Says Adrian Tiplady, the local SKA team's Radio Frequency Interference (RFI) and Site Characterisation manager: “SKA is the global astronomical community's initiative to build the biggest and best radio telescope ever made. When it comes to radio astronomy, the bigger you build the telescope, the more sensitive it is and the weaker the signals you can detect.

“Some of these signals have been travelling across the universe for billions of years. By detecting these signals, you get a view of what the universe looked like billions of years ago,” he adds.

“In much the same way, when you look at the sun, you are looking at it as it was eight minutes ago because of the time it takes the light to reach Earth.”

Astronomers hope that the SKA will provide insight into the formation and evolution of the first stars and galaxies, the role of cosmic magnetism, the nature of gravity, and possible life beyond Earth.

“The problem with building one big dish is that you aren't able to move it around, so the solution is to break it up into lots of smaller dishes,” says Tiplady. “These smaller dishes will be distributed across southern Africa.”

The problem with building one big dish is that you aren't able to move it around, so the solution is to break it up into lots of smaller dishes.

Adrian Tiplady, SA SKA team

To achieve both high-sensitivity and high-resolution images of the radio sky, the antennas of the SKA will be densely distributed in the central region of the array and then logarithmically positioned in groups along five spiral arms - with each group becoming more widely spaced further away from the centre.

Three antenna types - high-frequency dishes and mid- and low-frequency aperture arrays - will be used to provide continuous frequency coverage from 70MHz to 10GHz.
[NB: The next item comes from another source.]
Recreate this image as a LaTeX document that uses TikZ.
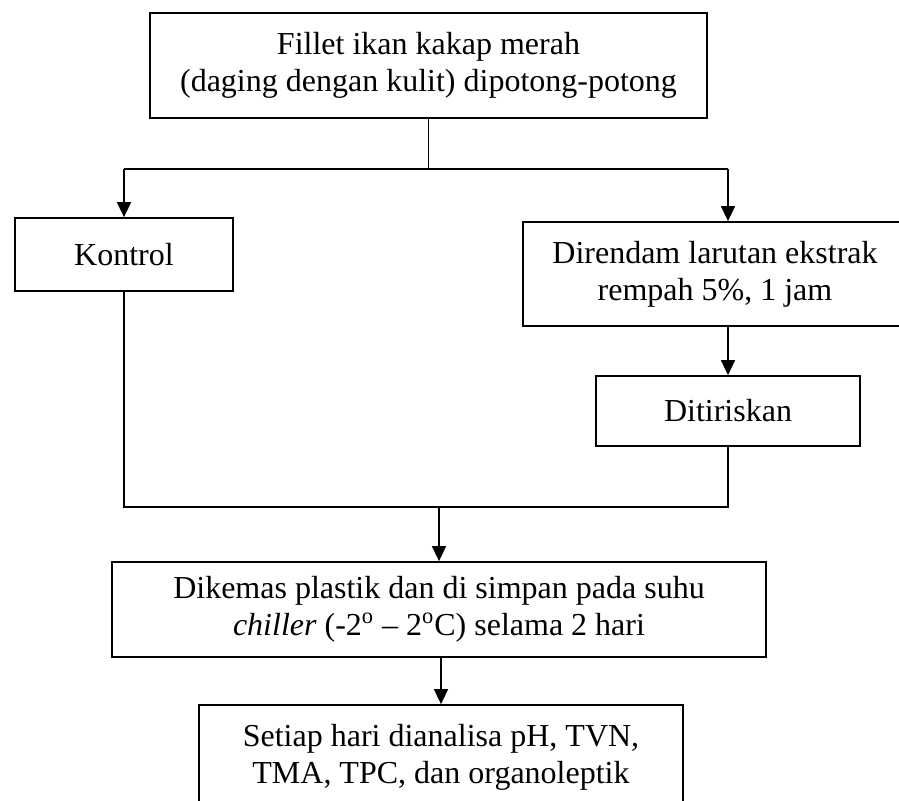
\documentclass[tikz,border=0pt]{standalone}
\usepackage{fontspec}
\setmainfont{Liberation Serif}
\usetikzlibrary{arrows.meta}
\begin{document}
\begin{tikzpicture}[x=0.5pt,y=-0.5pt,
  box/.style={draw, line width=0.9pt, inner sep=0pt, align=center, font=\fontsize{16}{18.5}\selectfont},
  conn/.style={line width=0.8pt},
  arr/.style={conn, -{Triangle[length=7.5pt,width=7pt]}}]
\useasboundingbox (0,0) rectangle (899,800);
\node[box, minimum width=278.5pt, minimum height=52.5pt] (top) at (428.5,65.5)
  {Fillet ikan kakap merah\\(daging dengan kulit) dipotong-potong};
\node[box, minimum width=109pt, minimum height=36.5pt] (kontrol) at (124,254.5) {Kontrol};
\node[box, minimum width=192pt, minimum height=52pt] (direndam) at (715,274)
  {Direndam larutan ekstrak\\rempah 5\%, 1 jam};
\node[box, minimum width=132pt, minimum height=35pt] (dit) at (728,411) {Ditiriskan};
\node[box, minimum width=327pt, minimum height=47.5pt] (dikemas) at (439,609.5)
  {Dikemas plastik dan di simpan pada suhu\\\textit{chiller} (-2\textsuperscript{o} – 2\textsuperscript{o}C) selama 2 hari};
\node[box, minimum width=242pt, minimum height=52pt] (setiap) at (441,757)
  {Setiap hari dianalisa pH, TVN,\\TMA, TPC, dan organoleptik};
% split
\coordinate (split) at (428.5,169);
\coordinate (splitL) at (124,169);
\coordinate (splitR) at (728,169);
\draw[conn] (top.south) -- (split);
\draw[conn] (splitL) -- (splitR);
\draw[arr] (splitL) -- (kontrol.north);
\draw[arr] (splitR) -- (splitR |- direndam.north);
\draw[arr] (dit.north |- direndam.south) -- (dit.north);
% merge
\coordinate (m) at (440,507);
\draw[conn] (kontrol.south) |- (dit.south |- m) -- (dit.south);
\draw[arr] (dikemas.north |- m) -- (dikemas.north);
\draw[arr] (setiap.north |- dikemas.south) -- (setiap.north);
\end{tikzpicture}
\end{document}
By combining the signals from all the antennas, this will create a telescope with a collecting area equivalent to a dish with an area of about one square kilometre (hence the name).

The telescope's core will be located in a radio reserve in the Northern Cape province. The Astronomy Geographic Advantage Act of 2007 protects this area against future radio interference. Numerous remote stations of around 24 antennae each will be spread out as far as 3 000km from the core of the SKA throughout Namibia, Botswana, Madagascar, Mozambique and Zambia. Stations in Ghana, Kenya and Mauritius will provide extended distances of up to 5 000km from the core.
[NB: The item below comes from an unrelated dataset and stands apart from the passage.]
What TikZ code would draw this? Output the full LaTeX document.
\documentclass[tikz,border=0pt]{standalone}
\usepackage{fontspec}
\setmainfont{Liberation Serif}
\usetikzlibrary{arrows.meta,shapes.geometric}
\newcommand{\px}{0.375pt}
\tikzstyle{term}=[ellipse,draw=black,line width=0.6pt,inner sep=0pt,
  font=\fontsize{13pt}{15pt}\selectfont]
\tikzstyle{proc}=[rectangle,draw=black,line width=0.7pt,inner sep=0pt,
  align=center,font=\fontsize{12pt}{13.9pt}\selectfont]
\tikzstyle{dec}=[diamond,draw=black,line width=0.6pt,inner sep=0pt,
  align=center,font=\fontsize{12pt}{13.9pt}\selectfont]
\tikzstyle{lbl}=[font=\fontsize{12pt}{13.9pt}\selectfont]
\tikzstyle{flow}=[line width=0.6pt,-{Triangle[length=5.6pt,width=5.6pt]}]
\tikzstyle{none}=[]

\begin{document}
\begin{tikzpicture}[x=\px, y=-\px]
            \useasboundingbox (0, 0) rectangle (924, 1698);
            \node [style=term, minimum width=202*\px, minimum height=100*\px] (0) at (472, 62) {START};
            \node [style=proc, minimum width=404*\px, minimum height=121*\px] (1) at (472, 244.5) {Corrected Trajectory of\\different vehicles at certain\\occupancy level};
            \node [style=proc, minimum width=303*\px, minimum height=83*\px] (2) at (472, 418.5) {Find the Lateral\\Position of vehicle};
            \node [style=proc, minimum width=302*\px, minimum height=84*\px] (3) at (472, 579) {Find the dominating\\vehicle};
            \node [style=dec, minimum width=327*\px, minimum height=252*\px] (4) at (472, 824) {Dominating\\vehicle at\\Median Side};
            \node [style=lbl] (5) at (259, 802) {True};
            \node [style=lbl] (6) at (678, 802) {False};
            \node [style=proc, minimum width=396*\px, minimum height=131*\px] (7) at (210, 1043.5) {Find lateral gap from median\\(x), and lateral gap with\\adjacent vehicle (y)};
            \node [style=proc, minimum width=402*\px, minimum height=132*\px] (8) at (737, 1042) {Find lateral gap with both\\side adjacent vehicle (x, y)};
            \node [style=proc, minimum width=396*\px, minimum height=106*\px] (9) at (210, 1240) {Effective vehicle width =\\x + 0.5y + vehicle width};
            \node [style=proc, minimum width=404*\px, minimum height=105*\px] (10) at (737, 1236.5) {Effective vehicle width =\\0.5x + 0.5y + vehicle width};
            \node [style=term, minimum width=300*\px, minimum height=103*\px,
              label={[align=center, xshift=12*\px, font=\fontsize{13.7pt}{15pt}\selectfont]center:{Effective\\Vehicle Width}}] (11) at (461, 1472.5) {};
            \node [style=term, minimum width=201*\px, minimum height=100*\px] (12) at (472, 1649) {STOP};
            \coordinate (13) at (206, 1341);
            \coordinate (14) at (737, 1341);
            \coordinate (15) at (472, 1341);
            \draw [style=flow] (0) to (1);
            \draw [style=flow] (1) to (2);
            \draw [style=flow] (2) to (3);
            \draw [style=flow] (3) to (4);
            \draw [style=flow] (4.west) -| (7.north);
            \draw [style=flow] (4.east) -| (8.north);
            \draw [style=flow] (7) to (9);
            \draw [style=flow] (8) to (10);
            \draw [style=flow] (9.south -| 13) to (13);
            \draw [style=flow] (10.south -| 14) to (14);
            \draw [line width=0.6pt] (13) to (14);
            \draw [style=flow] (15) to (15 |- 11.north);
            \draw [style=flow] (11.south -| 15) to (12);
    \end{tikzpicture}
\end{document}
“We are basically designing the SKA for technology that will be available at the time of construction,” explains Tiplady.

“For example, we are looking into developing a supercomputer that will need to be around 100 times more powerful than any supercomputer that exists today.”

...we are looking into developing a supercomputer that will need to be around 100 times more powerful than any supercomputer that exists today.

Adrian Tiplady, SA SKA team

According to Tiplady, IBM has already shown interest in the project and has indicated that the construction of such a supercomputer is possible. In addition, the Centre for High Performance Computing (CHPC), at the Council for Scientific and Industrial Research (CSIR), is currently upgrading its computing power in anticipation of the SKA.

If the SKA is as powerful as astronomers hope it will be, supercomputers will indeed be the only viable way to process the massive amounts of information it will generate. Director of the International Centre for Radio Astronomy Research in Western Australia, Peter Quinn, expects the SKA to generate 10 petabits of data to be distributed to computing facilities, storage and researchers every second.

This immediately raises the question of whether SA has the capacity to handle the data. All the information generated by the SKA will be processed at a computing site near Carnarvon in the Northern Cape. Tiplady says the project will operate its own private network, but it will also make use of existing fibre-optic infrastructure.

Skill set

“The proliferation of fibre-optic networks throughout Africa and new undersea cables are having a huge impact on bandwidth on the continent,” he says. “We are speaking to various operators about connectivity and there are many options available to us. Given the emphasis on connectivity across Africa, I believe it will be even easier to secure the necessary bandwidth by the time the SKA needs to be built.”

The SKA will also be severely power-hungry. Tiplady says that based on the current SKA model, the requirement would be around 105MW of power - which is equivalent to what most medium-sized towns need. The majority of the power will be used up by the SKA supercomputer and a piece of hardware called the correlator. The local SKA team says it will most likely use power from the grid, but will consider making use of renewable energy if the technology has matured by the time SKA is in operation.

Apart from the physical and technical requirements, the development of knowledge and expertise is a fundamental part of the local project. The SKA's precursor, the Karoo Array Telescope or MeerKAT, is providing the ideal training ground for this purpose.

The MeerKAT is SA's first interferometer for radio astronomy, a telescope consisting of many linked dishes that all contribute towards the production of high-resolution images. The construction of the MeerKAT is helping drive the development of new skills within the local astronomical community and on the rest of the continent.

Once completed, the 64-dish MeerKAT will be the southern hemisphere's largest radio telescope and one of the world's biggest and most powerful telescopes. The first seven dishes - known as KAT-7 - of the MeerKAT were completed by December 2010 and are now being commissioned. According to reports, KAT-7 has already delivered images of the Centaurus A galaxy, 14 million light years away.

If all goes according to plan and we succeed in our bid, this is just a small indication of what we could potentially achieve with the SKA.